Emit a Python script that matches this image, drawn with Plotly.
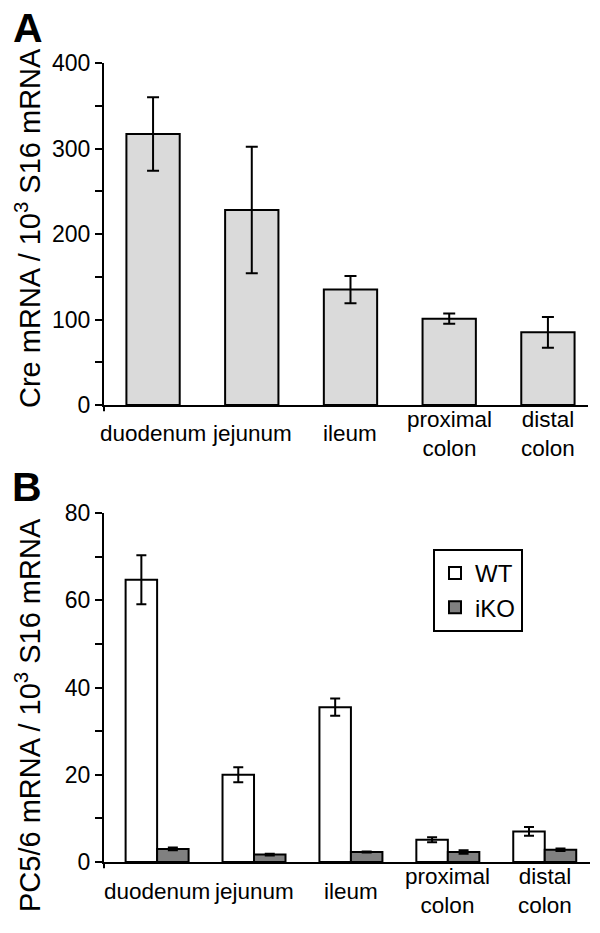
import plotly.graph_objects as go

# ---------------- data ----------------
categories = ["duodenum", "jejunum", "ileum", "proximal colon", "distal colon"]
tick_labels = ["duodenum", "jejunum", "ileum", "proximal<br>colon", "distal<br>colon"]

cre_values = [317, 228, 135, 101, 85]
cre_errors = [43, 74, 16, 6, 18]

wt_values = [64.7, 20.0, 35.5, 5.1, 7.0]
wt_errors = [5.6, 1.7, 2.0, 0.6, 1.0]
iko_values = [3.0, 1.7, 2.3, 2.3, 2.8]
iko_errors = [0.3, 0.2, 0.1, 0.4, 0.3]

a_major_ticks = [0, 100, 200, 300, 400]
a_minor_ticks = [50, 150, 250, 350]
b_major_ticks = [0, 20, 40, 60, 80]
b_minor_ticks = [10, 30, 50, 70]

a_title = "Cre mRNA / 10<sup>3</sup> S16 mRNA"
b_title = "PC5/6 mRNA / 10<sup>3</sup> S16 mRNA"

# ---------------- style ----------------
W, H = 600, 933
FONT = "Liberation Sans, Arial, sans-serif"
TICK_SIZE = 22.5


def py(px):
    return 1 - px / H


fig = go.Figure()

fig.add_trace(go.Bar(
    x=categories, y=cre_values, xaxis="x", yaxis="y",
    width=0.54,
    marker=dict(color="#dadada", line=dict(color="black", width=2)),
    error_y=dict(type="data", array=cre_errors, color="black", thickness=2, width=6),
    showlegend=False,
))

fig.add_trace(go.Bar(
    x=categories, y=wt_values, xaxis="x2", yaxis="y2", name="WT",
    width=0.325, offset=-0.325,
    marker=dict(color="white", line=dict(color="black", width=2)),
    error_y=dict(type="data", array=wt_errors, color="black", thickness=2, width=5),
))
fig.add_trace(go.Bar(
    x=categories, y=iko_values, xaxis="x2", yaxis="y2", name="iKO",
    width=0.325, offset=0,
    marker=dict(color="#808080", line=dict(color="black", width=2)),
    error_y=dict(type="data", array=iko_errors, color="black", thickness=2, width=5),
))

xa_common = dict(showline=True, linecolor="black", linewidth=2, ticks="",
                 showticklabels=False, showgrid=False, zeroline=False, fixedrange=True,
                 automargin=False)
ya_common = dict(showline=True, linecolor="black", linewidth=2, ticks="outside",
                 ticklen=7, tickwidth=2, tickcolor="black", showgrid=False, zeroline=False,
                 tickfont=dict(family=FONT, size=23, color="black"),
                 ticksuffix="  ", tickmode="array", fixedrange=True, automargin=False)
minor_common = dict(ticks="outside", ticklen=7, tickwidth=2, tickcolor="black",
                    showgrid=False, tickmode="array")

A_TOP, A_BOT = 63, 405
B_TOP, B_BOT = 513, 862

fig.update_layout(
    template="none",
    width=W, height=H,
    margin=dict(l=0, r=0, t=0, b=0, pad=0, autoexpand=False),
    font=dict(family=FONT, color="black"),
    paper_bgcolor="white", plot_bgcolor="white",
    barmode="group",
    xaxis=dict(domain=[104 / W, 588 / W], range=[-0.497, 4.406], anchor="y", **xa_common),
    yaxis=dict(domain=[py(A_BOT), py(A_TOP)], range=[0, 400], anchor="x",
               tickvals=a_major_ticks, minor=dict(tickvals=a_minor_ticks, **minor_common),
               **ya_common),
    xaxis2=dict(domain=[104 / W, 590 / W], range=[-0.548, 4.467], anchor="y2", **xa_common),
    yaxis2=dict(domain=[py(B_BOT), py(B_TOP)], range=[0, 80], anchor="x2",
                tickvals=b_major_ticks, minor=dict(tickvals=b_minor_ticks, **minor_common),
                **ya_common),
    legend=dict(x=433 / W, y=py(549), xanchor="left", yanchor="top",
                bordercolor="black", borderwidth=2, bgcolor="white",
                tracegroupgap=0, itemwidth=30,
                font=dict(family=FONT, size=24, color="black")),
)

annotations = []
# category labels centred under each category
for xa, zero_px in (("x", A_BOT), ("x2", B_BOT)):
    for cat, lab in zip(categories, tick_labels):
        annotations.append(dict(
            x=cat, xref=xa, y=py(zero_px + 29), yref="paper", text=lab, showarrow=False,
            xanchor="center", yanchor="middle",
            font=dict(family=FONT, size=TICK_SIZE, color="black")))

# y axis titles
annotations.append(dict(x=28 / W, y=py(228), xref="paper", yref="paper", text=a_title,
                        textangle=-90, showarrow=False, xanchor="center", yanchor="middle",
                        font=dict(family=FONT, size=29, color="black")))
annotations.append(dict(x=28 / W, y=py(715), xref="paper", yref="paper", text=b_title,
                        textangle=-90, showarrow=False, xanchor="center", yanchor="middle",
                        font=dict(family=FONT, size=29, color="black")))
# panel letters
annotations.append(dict(x=28 / W, y=py(28), xref="paper", yref="paper", text="<b>A</b>",
                        showarrow=False, xanchor="center", yanchor="middle",
                        font=dict(family=FONT, size=41, color="black")))
annotations.append(dict(x=27 / W, y=py(487), xref="paper", yref="paper", text="<b>B</b>",
                        showarrow=False, xanchor="center", yanchor="middle",
                        font=dict(family=FONT, size=41, color="black")))
fig.update_layout(annotations=annotations)

# small downward extension of the y axis below the origin
fig.add_shape(type="line", xref="x domain", yref="y domain", x0=0, x1=0, y0=0, y1=-0.018,
              line=dict(color="black", width=2))
fig.add_shape(type="line", xref="x2 domain", yref="y2 domain", x0=0, x1=0, y0=0, y1=-0.018,
              line=dict(color="black", width=2))

fig.write_html("out.html", config={"displayModeBar": False},
               post_script="document.body.style.margin='0';")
-- -- --
From the first line above to the line containing "cre_errors = [43, 74, 16, 6, 18]", repeat each line exactly. Pictures stay out.

Emit a Python script that matches this image, drawn with Plotly.
import plotly.graph_objects as go

# ---------------- data ----------------
categories = ["duodenum", "jejunum", "ileum", "proximal colon", "distal colon"]
tick_labels = ["duodenum", "jejunum", "ileum", "proximal<br>colon", "distal<br>colon"]

cre_values = [317, 228, 135, 101, 85]
cre_errors = [43, 74, 16, 6, 18]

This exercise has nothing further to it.